INFORMATION SUPPLIED:
● ● ●
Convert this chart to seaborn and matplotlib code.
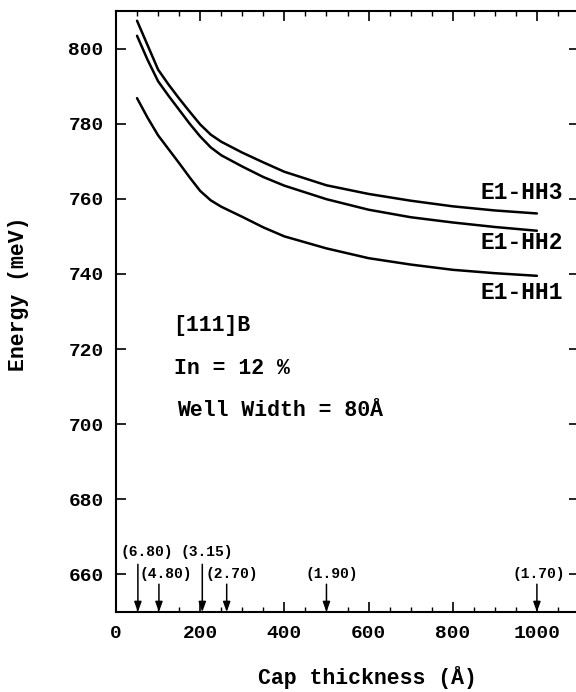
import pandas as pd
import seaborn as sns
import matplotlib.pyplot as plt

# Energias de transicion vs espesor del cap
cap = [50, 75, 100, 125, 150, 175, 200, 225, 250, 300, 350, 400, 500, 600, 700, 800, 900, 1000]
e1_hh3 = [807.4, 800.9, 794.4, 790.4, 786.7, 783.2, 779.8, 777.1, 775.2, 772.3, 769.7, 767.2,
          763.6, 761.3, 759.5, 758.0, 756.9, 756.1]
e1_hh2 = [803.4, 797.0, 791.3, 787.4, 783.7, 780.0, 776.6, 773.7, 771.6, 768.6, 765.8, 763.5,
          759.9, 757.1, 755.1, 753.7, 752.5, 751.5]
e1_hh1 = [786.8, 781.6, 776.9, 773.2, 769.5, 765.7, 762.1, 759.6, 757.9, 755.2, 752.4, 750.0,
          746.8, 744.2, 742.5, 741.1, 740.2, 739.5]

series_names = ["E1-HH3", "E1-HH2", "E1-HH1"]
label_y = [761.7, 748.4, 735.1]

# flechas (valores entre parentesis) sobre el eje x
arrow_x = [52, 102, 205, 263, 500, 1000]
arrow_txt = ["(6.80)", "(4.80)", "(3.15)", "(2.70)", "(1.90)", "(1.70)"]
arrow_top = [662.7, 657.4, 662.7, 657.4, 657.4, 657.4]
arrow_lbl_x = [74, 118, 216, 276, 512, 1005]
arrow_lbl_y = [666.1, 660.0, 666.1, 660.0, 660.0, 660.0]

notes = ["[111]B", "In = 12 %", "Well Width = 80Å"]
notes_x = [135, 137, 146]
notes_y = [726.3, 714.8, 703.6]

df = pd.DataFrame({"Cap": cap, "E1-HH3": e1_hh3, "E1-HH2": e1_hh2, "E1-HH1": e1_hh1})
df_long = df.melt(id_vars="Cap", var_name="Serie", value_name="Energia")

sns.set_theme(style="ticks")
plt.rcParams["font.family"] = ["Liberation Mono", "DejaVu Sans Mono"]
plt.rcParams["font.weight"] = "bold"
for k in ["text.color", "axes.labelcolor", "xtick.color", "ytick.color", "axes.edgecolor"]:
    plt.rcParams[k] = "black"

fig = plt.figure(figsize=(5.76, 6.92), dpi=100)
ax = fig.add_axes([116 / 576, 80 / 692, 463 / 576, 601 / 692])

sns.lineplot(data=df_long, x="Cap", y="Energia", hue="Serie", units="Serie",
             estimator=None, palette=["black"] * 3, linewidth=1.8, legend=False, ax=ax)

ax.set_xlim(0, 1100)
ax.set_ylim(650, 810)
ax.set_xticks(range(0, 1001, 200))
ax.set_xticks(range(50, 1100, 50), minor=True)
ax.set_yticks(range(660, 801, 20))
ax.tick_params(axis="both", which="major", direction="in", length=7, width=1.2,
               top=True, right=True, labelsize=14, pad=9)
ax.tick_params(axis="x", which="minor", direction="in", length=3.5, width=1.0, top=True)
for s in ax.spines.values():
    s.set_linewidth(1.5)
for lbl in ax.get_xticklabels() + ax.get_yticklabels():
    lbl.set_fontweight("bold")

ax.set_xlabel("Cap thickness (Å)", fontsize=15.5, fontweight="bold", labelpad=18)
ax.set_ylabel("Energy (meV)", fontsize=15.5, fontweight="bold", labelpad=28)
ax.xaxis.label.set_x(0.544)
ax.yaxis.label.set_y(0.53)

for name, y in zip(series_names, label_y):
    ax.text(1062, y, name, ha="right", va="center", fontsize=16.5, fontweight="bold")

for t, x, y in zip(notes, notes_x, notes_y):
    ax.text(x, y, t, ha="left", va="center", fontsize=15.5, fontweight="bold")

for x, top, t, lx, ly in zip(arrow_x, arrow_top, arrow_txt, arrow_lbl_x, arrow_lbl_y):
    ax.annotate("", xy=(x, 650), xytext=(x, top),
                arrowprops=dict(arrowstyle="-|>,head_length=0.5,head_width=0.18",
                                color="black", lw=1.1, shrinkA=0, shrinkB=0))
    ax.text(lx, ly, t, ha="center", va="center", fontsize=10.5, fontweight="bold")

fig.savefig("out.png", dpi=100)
● ● ●
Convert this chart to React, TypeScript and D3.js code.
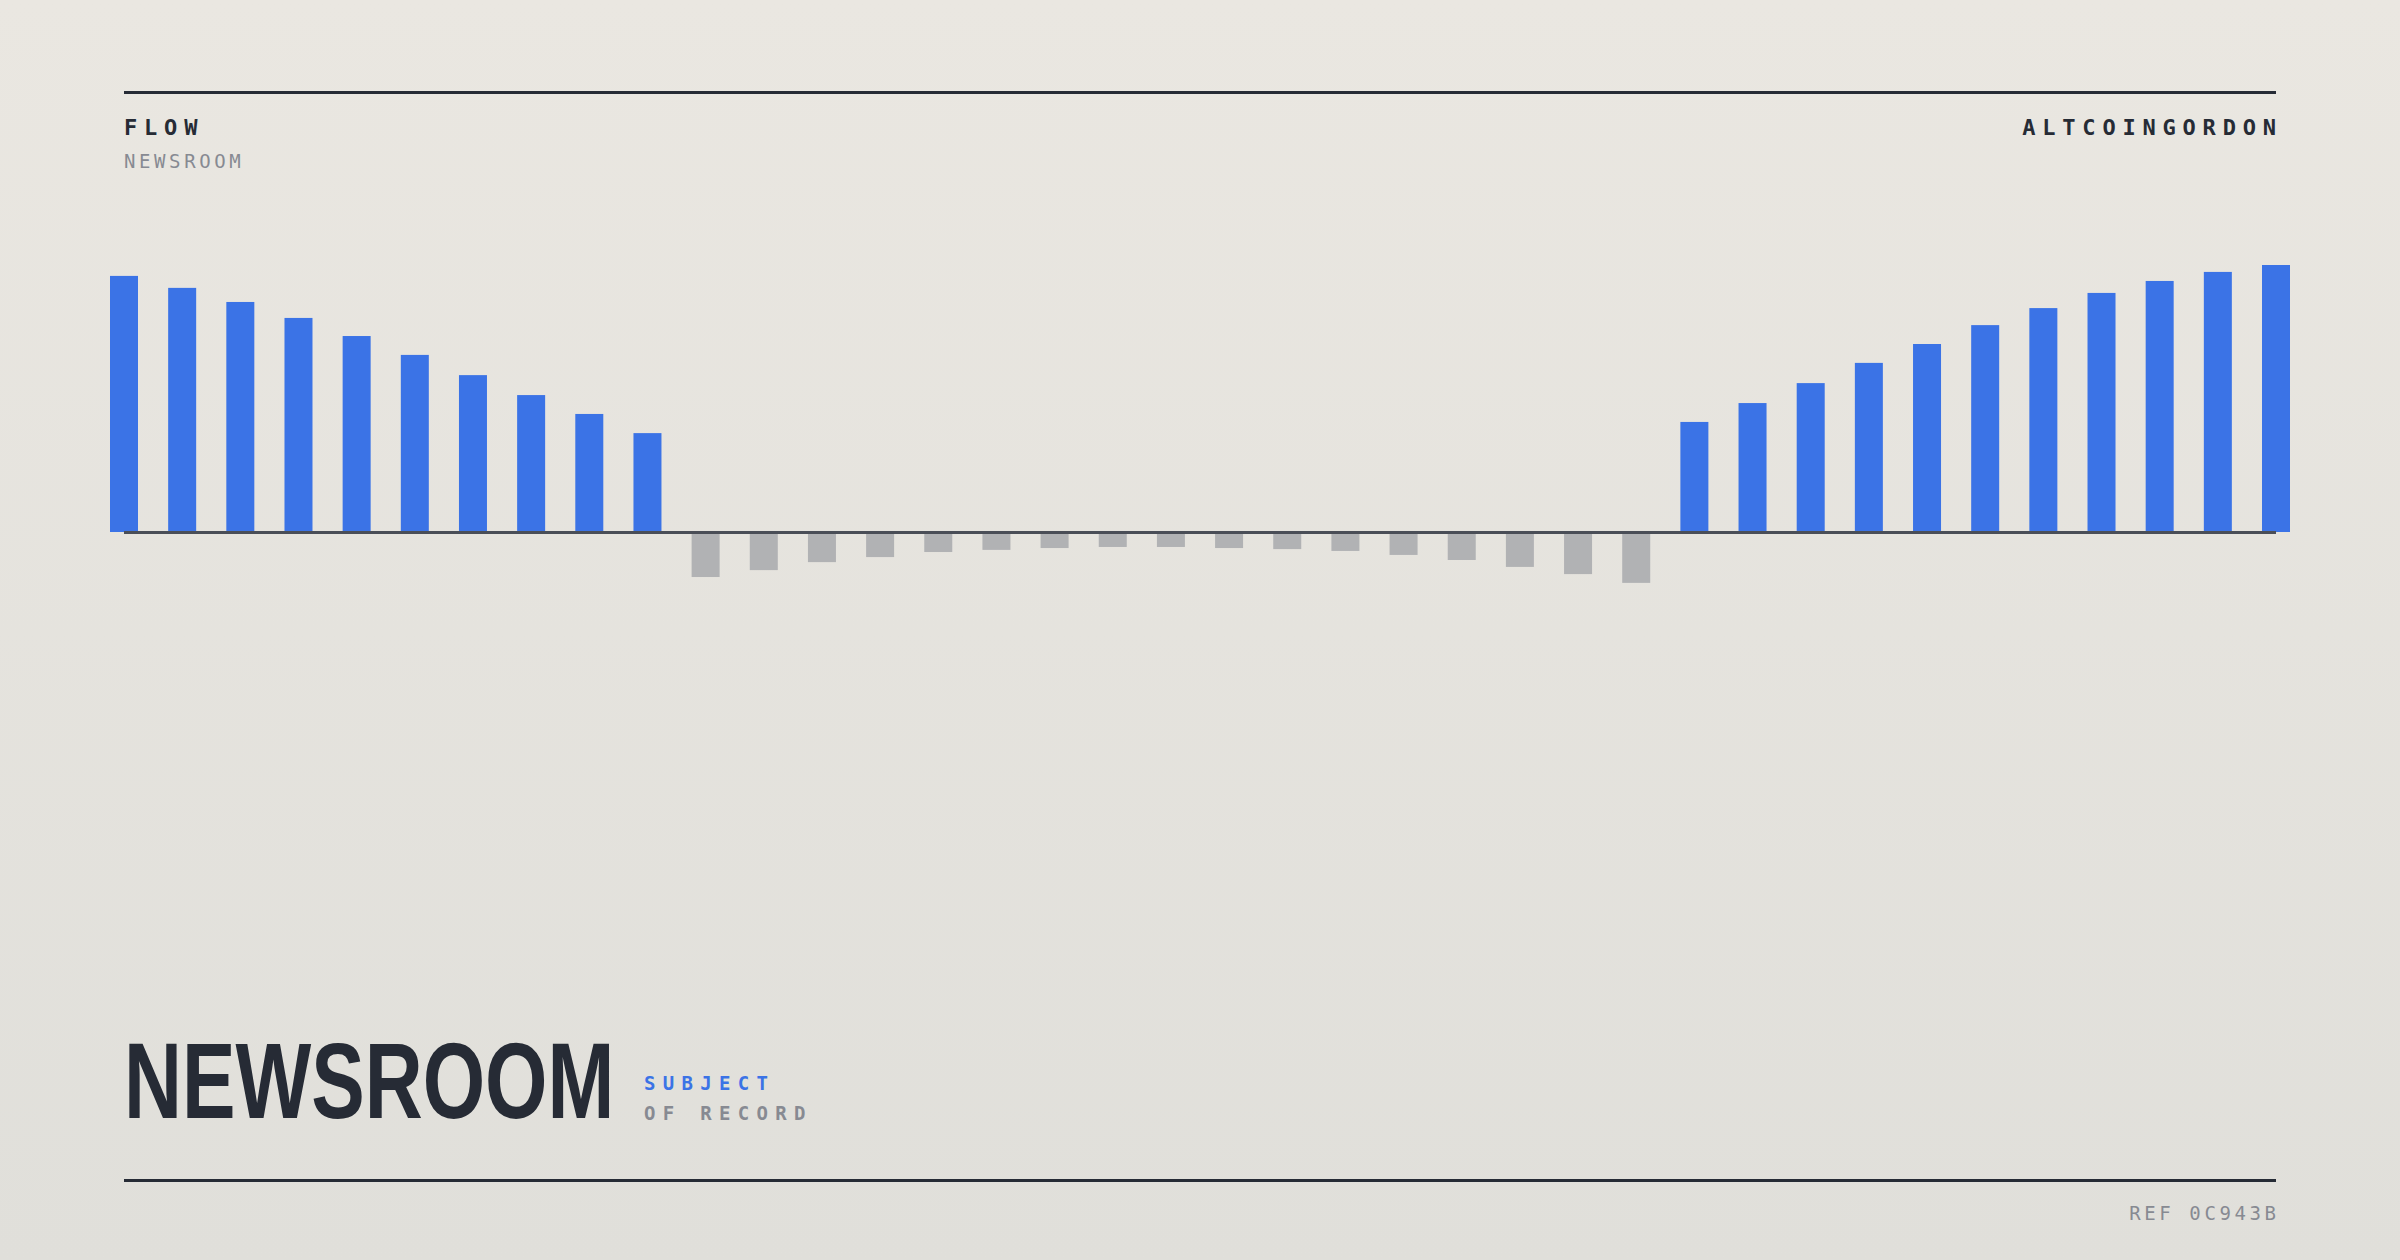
● ● ●
TASK OBJECTIVE: Reproduce the data above exactly, but only from the line containing "Convert this chart to seaborn" through the line containing "import matplotlib.pyplot as plt"; skip the pictures.

REPLY:
Convert this chart to seaborn and matplotlib code.
import pandas as pd
import seaborn as sns
import matplotlib.pyplot as plt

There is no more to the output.